▶ [THE REQUEST]:
Set down exactly the lines of the listing below, please, beginning with the first and ending with the line that holds "500 ? datum.label".

▶ [DATA PROVIDED]:
-*-

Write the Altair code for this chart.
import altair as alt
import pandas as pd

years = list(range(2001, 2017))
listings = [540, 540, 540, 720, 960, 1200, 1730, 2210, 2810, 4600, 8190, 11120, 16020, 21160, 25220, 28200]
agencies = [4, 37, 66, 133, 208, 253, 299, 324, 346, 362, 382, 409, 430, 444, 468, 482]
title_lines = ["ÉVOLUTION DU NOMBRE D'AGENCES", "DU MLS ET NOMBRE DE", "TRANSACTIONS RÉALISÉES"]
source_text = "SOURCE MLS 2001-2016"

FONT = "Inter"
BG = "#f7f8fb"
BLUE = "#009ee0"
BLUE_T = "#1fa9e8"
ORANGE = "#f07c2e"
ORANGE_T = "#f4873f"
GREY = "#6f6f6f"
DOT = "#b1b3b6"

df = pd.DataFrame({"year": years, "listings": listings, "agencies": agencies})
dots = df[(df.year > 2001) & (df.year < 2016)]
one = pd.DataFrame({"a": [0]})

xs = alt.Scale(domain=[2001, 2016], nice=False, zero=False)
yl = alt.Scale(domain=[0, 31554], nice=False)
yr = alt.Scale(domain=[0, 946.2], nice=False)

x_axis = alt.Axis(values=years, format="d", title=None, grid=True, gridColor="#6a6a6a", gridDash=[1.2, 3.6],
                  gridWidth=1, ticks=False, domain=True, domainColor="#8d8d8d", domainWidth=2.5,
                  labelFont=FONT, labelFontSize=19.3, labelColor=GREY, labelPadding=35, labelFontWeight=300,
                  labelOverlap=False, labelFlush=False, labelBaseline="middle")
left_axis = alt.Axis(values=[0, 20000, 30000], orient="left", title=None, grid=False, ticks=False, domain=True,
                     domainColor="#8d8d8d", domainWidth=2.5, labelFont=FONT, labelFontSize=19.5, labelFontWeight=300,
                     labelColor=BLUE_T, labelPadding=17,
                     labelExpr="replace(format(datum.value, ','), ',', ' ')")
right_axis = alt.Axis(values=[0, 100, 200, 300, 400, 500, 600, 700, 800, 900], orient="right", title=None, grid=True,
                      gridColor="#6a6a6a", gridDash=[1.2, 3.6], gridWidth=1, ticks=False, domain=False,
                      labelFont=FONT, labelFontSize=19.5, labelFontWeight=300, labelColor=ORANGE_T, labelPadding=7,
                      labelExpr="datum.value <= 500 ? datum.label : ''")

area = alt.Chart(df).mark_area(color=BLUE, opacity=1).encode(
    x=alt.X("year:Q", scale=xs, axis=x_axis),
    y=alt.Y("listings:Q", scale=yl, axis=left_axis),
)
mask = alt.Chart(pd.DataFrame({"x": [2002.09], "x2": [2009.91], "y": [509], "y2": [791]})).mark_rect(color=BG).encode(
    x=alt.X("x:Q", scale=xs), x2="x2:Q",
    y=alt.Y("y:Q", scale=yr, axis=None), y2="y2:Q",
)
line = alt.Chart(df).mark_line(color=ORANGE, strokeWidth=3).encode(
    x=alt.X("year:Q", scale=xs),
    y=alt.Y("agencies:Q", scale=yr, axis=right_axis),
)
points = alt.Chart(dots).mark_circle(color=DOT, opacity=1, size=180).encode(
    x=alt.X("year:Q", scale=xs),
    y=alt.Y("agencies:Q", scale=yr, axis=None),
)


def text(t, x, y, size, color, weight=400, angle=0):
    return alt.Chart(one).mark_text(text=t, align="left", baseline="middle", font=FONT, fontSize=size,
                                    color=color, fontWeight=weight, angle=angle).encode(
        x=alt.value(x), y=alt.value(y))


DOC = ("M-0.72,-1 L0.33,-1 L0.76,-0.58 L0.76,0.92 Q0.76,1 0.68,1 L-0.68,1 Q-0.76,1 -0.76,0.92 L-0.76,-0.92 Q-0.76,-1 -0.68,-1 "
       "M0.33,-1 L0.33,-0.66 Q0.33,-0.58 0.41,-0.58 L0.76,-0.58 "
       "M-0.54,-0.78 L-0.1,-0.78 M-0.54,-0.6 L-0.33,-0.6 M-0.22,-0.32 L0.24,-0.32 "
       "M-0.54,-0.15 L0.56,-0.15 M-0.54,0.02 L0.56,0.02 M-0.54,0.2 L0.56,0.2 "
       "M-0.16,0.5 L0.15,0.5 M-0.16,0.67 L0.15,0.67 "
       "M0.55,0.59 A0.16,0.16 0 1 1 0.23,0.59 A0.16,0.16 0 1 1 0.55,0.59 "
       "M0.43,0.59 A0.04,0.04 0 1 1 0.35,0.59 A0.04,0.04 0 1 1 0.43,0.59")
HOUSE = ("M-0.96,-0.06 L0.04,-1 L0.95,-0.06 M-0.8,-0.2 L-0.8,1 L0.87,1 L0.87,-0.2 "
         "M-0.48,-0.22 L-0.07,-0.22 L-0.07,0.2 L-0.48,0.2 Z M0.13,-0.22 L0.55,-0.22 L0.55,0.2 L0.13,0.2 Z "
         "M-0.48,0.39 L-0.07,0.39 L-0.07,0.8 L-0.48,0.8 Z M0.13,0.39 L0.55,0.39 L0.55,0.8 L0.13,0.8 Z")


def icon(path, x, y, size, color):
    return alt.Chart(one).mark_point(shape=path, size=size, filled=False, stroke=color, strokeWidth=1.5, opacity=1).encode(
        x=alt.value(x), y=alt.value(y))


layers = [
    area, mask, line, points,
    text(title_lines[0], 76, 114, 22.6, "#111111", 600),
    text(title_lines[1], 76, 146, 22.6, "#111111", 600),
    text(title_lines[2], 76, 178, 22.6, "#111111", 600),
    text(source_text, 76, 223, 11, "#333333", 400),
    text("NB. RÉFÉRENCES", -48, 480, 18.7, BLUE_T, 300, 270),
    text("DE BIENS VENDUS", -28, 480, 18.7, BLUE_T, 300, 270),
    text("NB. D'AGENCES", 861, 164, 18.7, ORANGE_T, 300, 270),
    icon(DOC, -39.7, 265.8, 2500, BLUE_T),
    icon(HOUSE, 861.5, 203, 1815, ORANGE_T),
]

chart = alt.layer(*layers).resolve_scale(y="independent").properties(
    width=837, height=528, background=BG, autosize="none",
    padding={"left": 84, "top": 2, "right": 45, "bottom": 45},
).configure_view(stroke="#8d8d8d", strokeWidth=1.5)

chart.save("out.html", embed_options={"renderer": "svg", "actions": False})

-*-

▶ [SOLUTION TO THIS PROBLEM]:
Write the Altair code for this chart.
import altair as alt
import pandas as pd

years = list(range(2001, 2017))
listings = [540, 540, 540, 720, 960, 1200, 1730, 2210, 2810, 4600, 8190, 11120, 16020, 21160, 25220, 28200]
agencies = [4, 37, 66, 133, 208, 253, 299, 324, 346, 362, 382, 409, 430, 444, 468, 482]
title_lines = ["ÉVOLUTION DU NOMBRE D'AGENCES", "DU MLS ET NOMBRE DE", "TRANSACTIONS RÉALISÉES"]
source_text = "SOURCE MLS 2001-2016"

FONT = "Inter"
BG = "#f7f8fb"
BLUE = "#009ee0"
BLUE_T = "#1fa9e8"
ORANGE = "#f07c2e"
ORANGE_T = "#f4873f"
GREY = "#6f6f6f"
DOT = "#b1b3b6"

df = pd.DataFrame({"year": years, "listings": listings, "agencies": agencies})
dots = df[(df.year > 2001) & (df.year < 2016)]
one = pd.DataFrame({"a": [0]})

xs = alt.Scale(domain=[2001, 2016], nice=False, zero=False)
yl = alt.Scale(domain=[0, 31554], nice=False)
yr = alt.Scale(domain=[0, 946.2], nice=False)

x_axis = alt.Axis(values=years, format="d", title=None, grid=True, gridColor="#6a6a6a", gridDash=[1.2, 3.6],
                  gridWidth=1, ticks=False, domain=True, domainColor="#8d8d8d", domainWidth=2.5,
                  labelFont=FONT, labelFontSize=19.3, labelColor=GREY, labelPadding=35, labelFontWeight=300,
                  labelOverlap=False, labelFlush=False, labelBaseline="middle")
left_axis = alt.Axis(values=[0, 20000, 30000], orient="left", title=None, grid=False, ticks=False, domain=True,
                     domainColor="#8d8d8d", domainWidth=2.5, labelFont=FONT, labelFontSize=19.5, labelFontWeight=300,
                     labelColor=BLUE_T, labelPadding=17,
                     labelExpr="replace(format(datum.value, ','), ',', ' ')")
right_axis = alt.Axis(values=[0, 100, 200, 300, 400, 500, 600, 700, 800, 900], orient="right", title=None, grid=True,
                      gridColor="#6a6a6a", gridDash=[1.2, 3.6], gridWidth=1, ticks=False, domain=False,
                      labelFont=FONT, labelFontSize=19.5, labelFontWeight=300, labelColor=ORANGE_T, labelPadding=7,
                      labelExpr="datum.value <= 500 ? datum.label : ''")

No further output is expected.